After breakfast we go for a more leisurely search around our campsite for any orchids we may have missed in our late search yesterday. Ant orchid (Caladenia roei), Sugar orchid (Ericksonella saccharata), Cowslip orchid (Caladenia flava subsp. flava) were again located as was one Fringed mantis orchid (Caladenia falcata) with a dangling labellum. Also found was a yet to open Thelymitra species.
We then hurried back to camp, packed up a headed back along the track we drove down late yesterday afternoon. First up were some Donkey orchids, which due to the location they must be Western wheatbelt donkey orchids (Diuris brachyscapa).
Further along we find more Cowslip orchids plus better specimens of the Fringed mantis orchid.
And finally after a very long spell we finally find another Pterostylis specimen, the Jug orchid (Pterostylis recurva).
Our final stop along the bush track was at a small granite outcrop, where we found some Lemon-scented sun orchids (Thelymitra antennifera) and some yet to flower Elbow orchids (Spiculaea ciliata)
We leave Tutanning N. R. and head on down to Wickepin, where we have a yummy lunch, before heading over to visit Toolibin Lake N. R.. On the track in we spy many Fringe mantis orchids, some with two flowers per stem.
We decided to take a walk alongside the track to see what other orchids may be around. We came across Cowslip orchids, Dancing spider orchid (Caladenia discoidea) and Pink fairies (Caladenia latifolia).
We then drove to the parking area and attempted the lake walk, however it was closed due to flooding from recent heavy rain, which had washed away some of the infrastructure. I decided to walk back along the track and Deb drove the Triton, which proved fortuitous as I found some Ant orchids and Deb found some spider orchids.
Drooping spider orchid (Caladenia radialis) is the obvious specie as it has a smooth margined labellum with distinctive striping.
Final find before hitting the Wickepin-Harrismith Rd is a great Pink fairy twin.
As soon as we got on the Wickepin-Harrismith Road we took a track near Dulbining Lake, that seemed to run adjacent to the road and drove along in 1st gear with our heads hanging out the window looking. Some spider orchids are seen on the left hand side of the track, so we alight from the Triton to check them out. They appear to be Common spider orchid (Caladenia vulgata).
Moving slowly along this track we find many other orchids, starting with Cowslip orchids, Fringed mantis orchid and Pink candy orchids (Caladenia hirta subsp. rosea).
Then we find what we initially thought were more Ant orchids. However on closer inspection we have found Purple-veined spider orchid (Caladenia doutchiae) which flowers August to October between Mullewa and Ravensthorpe. In the middle of all these is a lone Ant orchid.
Final orchids found before getting back on the sealed road were what appeared at first to be Common spider orchids. However the flowers had much broader labellum’s and if they were fully unfurled, long petals and sepals. I am going to name these Pendant spider orchid (Caladenia pendens subsp. pendens) which flower August to early October in a range from Wongan Hills to Walpole.

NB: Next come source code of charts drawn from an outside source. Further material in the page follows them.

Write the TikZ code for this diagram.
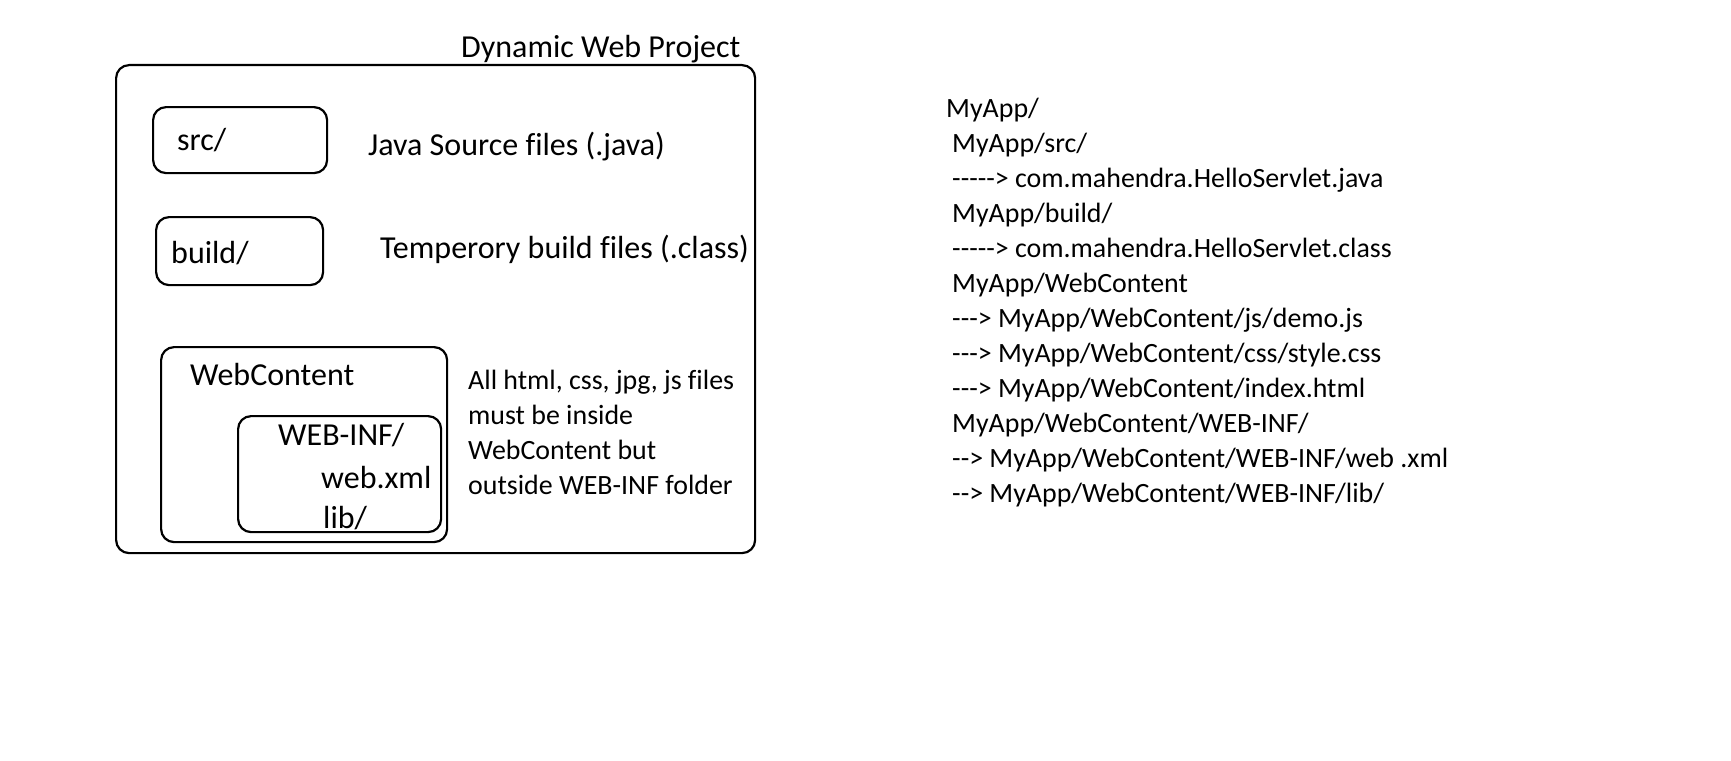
\documentclass[tikz,border=0pt]{standalone}
\usepackage{fontspec}
\setmainfont{Carlito}[Ligatures={TeXOff,CommonOff}]
\usepackage{tikz}
\usetikzlibrary{positioning}
\tikzset{folder/.style={draw,line width=2.2pt,rounded corners=13pt,anchor=north west,inner sep=0pt},
lbl/.style={anchor=base west,inner sep=0pt,font=\fontsize{32}{35}\selectfont},
path/.style={anchor=base west,inner sep=0pt,font=\fontsize{27.9}{35}\selectfont}}
\begin{document}
\begin{tikzpicture}[x=1pt,y=-1pt]
\useasboundingbox (0,0) rectangle (1731,760);
% project boxes
\node[folder,minimum width=639,minimum height=488](proj) at (115,64){};
\node[lbl](projname) at (461,57){Dynamic Web Project};
\node[folder,minimum width=174,minimum height=66](srcbox) at (152,106){};
\node[lbl](src) at (177,150){src/};
\node[lbl](srcnote) at (368,155){Java Source files (.java)};
\node[folder,minimum width=167,minimum height=68](buildbox) at (155,216){};
\node[lbl](build) at (171,263){build/};
\node[lbl](buildnote) at (380,258){Temperory build files (.class)};
\node[folder,minimum width=286,minimum height=195](wcbox) at (160,346){};
\node[lbl](wc) at (190,385){WebContent};
\node[folder,minimum width=203,minimum height=116](wibox) at (237,415){};
\node[lbl](wi) at (278,445){WEB-INF/};
\node[lbl](webxml) at (321,488){web.xml};
\node[lbl](lib) at (323,528){lib/};
\node[path](n1) at (468,389){All html, css, jpg, js files};
\node[path](n2) at (468,424){must be inside};
\node[path](n3) at (468,459){WebContent but};
\node[path](n4) at (468,494){outside WEB-INF folder};
% layout on disk
\node[path](t1) at (946,117){MyApp/};
\node[path](t2) at (952,152){MyApp/src/};
\node[path](t3) at (952,187){-----> com.mahendra.HelloServlet.java};
\node[path](t4) at (952,222){MyApp/build/};
\node[path](t5) at (952,257){-----> com.mahendra.HelloServlet.class};
\node[path](t6) at (952,292){MyApp/WebContent};
\node[path](t7) at (952,327){---> MyApp/WebContent/js/demo.js};
\node[path](t8) at (952,362){---> MyApp/WebContent/css/style.css};
\node[path](t9) at (952,397){---> MyApp/WebContent/index.html};
\node[path](t10) at (952,432){MyApp/WebContent/WEB-INF/};
\node[path](t11) at (952,467){--> MyApp/WebContent/WEB-INF/web .xml};
\node[path](t12) at (952,502){--> MyApp/WebContent/WEB-INF/lib/};
\end{tikzpicture}
\end{document}
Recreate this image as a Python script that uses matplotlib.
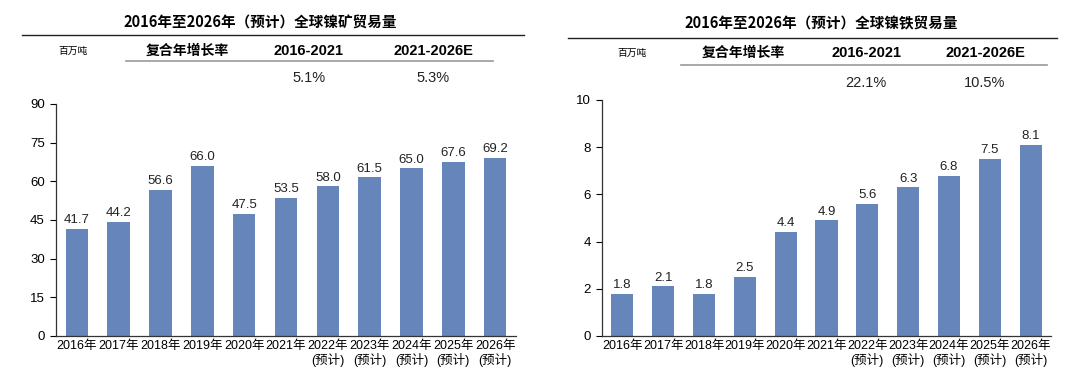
import matplotlib
matplotlib.use("Agg")
import matplotlib.pyplot as plt
from matplotlib.lines import Line2D

plt.rcParams['font.family'] = ['Liberation Sans', 'Noto Sans CJK SC', 'DejaVu Sans']

years = ["2016年", "2017年", "2018年", "2019年", "2020年", "2021年",
         "2022年\n(预计)", "2023年\n(预计)", "2024年\n(预计)",
         "2025年\n(预计)", "2026年\n(预计)"]
ore_values = [41.7, 44.2, 56.6, 66.0, 47.5, 53.5, 58.0, 61.5, 65.0, 67.6, 69.2]
feni_values = [1.8, 2.1, 1.8, 2.5, 4.4, 4.9, 5.6, 6.3, 6.8, 7.5, 8.1]
ore_title = "2016年至2026年（预计）全球镍矿贸易量"
feni_title = "2016年至2026年（预计）全球镍铁贸易量"
unit = "百万吨"
cagr_label = "复合年增长率"
periods = ["2016-2021", "2021-2026E"]
ore_cagr = ["5.1%", "5.3%"]
feni_cagr = ["22.1%", "10.5%"]
ore_yticks = [0, 15, 30, 45, 60, 75, 90]
feni_yticks = [0, 2, 4, 6, 8, 10]

W, H = 1080, 383
fig = plt.figure(figsize=(W / 100, H / 100), dpi=100)
BAR = "#6585BB"


def fx(px):
    return px / W


def fy(py):
    return 1 - py / H


def make_axes(left, right, top, bottom, values, yticks):
    ax = fig.add_axes([fx(left), fy(bottom), fx(right - left), fy(top) - fy(bottom)])
    x = list(range(len(values)))
    bars = ax.bar(x, values, width=0.54, color=BAR)
    ax.bar_label(bars, labels=[f"{v:.1f}" for v in values], padding=2,
                 fontsize=9.5, color="#222222")
    ax.set_xlim(-0.5, len(values) - 0.5)
    ax.set_ylim(yticks[0], yticks[-1])
    ax.set_yticks(yticks)
    ax.set_xticks(x)
    ax.set_xticklabels(years, fontsize=9, linespacing=1.1)
    ax.tick_params(axis='x', length=0, pad=3)
    ax.tick_params(axis='y', length=4, direction='out', labelsize=9.5, pad=4)
    for s in ["top", "right"]:
        ax.spines[s].set_visible(False)
    for s in ["left", "bottom"]:
        ax.spines[s].set_color("#333333")
        ax.spines[s].set_linewidth(0.9)
    return ax


make_axes(56, 516, 104, 336, ore_values, ore_yticks)
make_axes(602, 1051, 100, 336, feni_values, feni_yticks)


def header(title, tx, tline, unit_x, cagr_x, p_x, row_line, row_y, val_y, vals):
    fig.text(fx(tx), fy(23), title, ha='center', va='center', fontsize=10.5,
             fontweight='bold', family=['Noto Sans CJK SC'])
    fig.add_artist(Line2D([fx(tline[0]), fx(tline[1])], [fy(tline[2]), fy(tline[2])],
                          color="#222222", lw=1.0))
    fig.text(fx(unit_x), fy(row_y), unit, ha='center', va='center', fontsize=7,
             family=['Noto Sans CJK SC'])
    fig.text(fx(cagr_x), fy(row_y), cagr_label, ha='center', va='center', fontsize=10,
             fontweight='bold', family=['Noto Sans CJK SC'])
    for px, p, v in zip(p_x, periods, vals):
        fig.text(fx(px), fy(row_y), p, ha='center', va='center', fontsize=10.5,
                 fontweight='bold')
        fig.text(fx(px), fy(val_y), v, ha='center', va='center', fontsize=10.5,
                 color="#222222")
    fig.add_artist(Line2D([fx(row_line[0]), fx(row_line[1])], [fy(row_line[2]), fy(row_line[2])],
                          color="#999999", lw=1.2))


header(ore_title, 260, (22, 524, 35), 73, 187, [309, 433], (126, 493, 61), 51, 78, ore_cagr)
header(feni_title, 821, (568, 1057, 38), 632, 743, [866, 985], (681, 1047, 65), 53, 83, feni_cagr)

fig.savefig("out.png", dpi=100, facecolor="white")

Travelling west we arrive at Harrismith and as the weather was looking like rain we decide to book a room rather than risk getting our canvas camper wet. Rather than a room we take the donger which has its own shower and toilet. Was really cheap and rough but was sufficient for 1 night. After unpacking into the bedroom we decide to take a drive around the self drive wildflower tour. Our first orchids were more Fringed mantis orchids. (Mud Map SE 10)
Also found were Western wheatbelt donkey orchids, Sugar orchid and Jug orchids.
Back just before sunset, so we have a shower and get changed into fresh clothes, then make our way over to the Oasis Hotel for a meal, game of pool and a few drinks to celebrate finding 15 different orchids.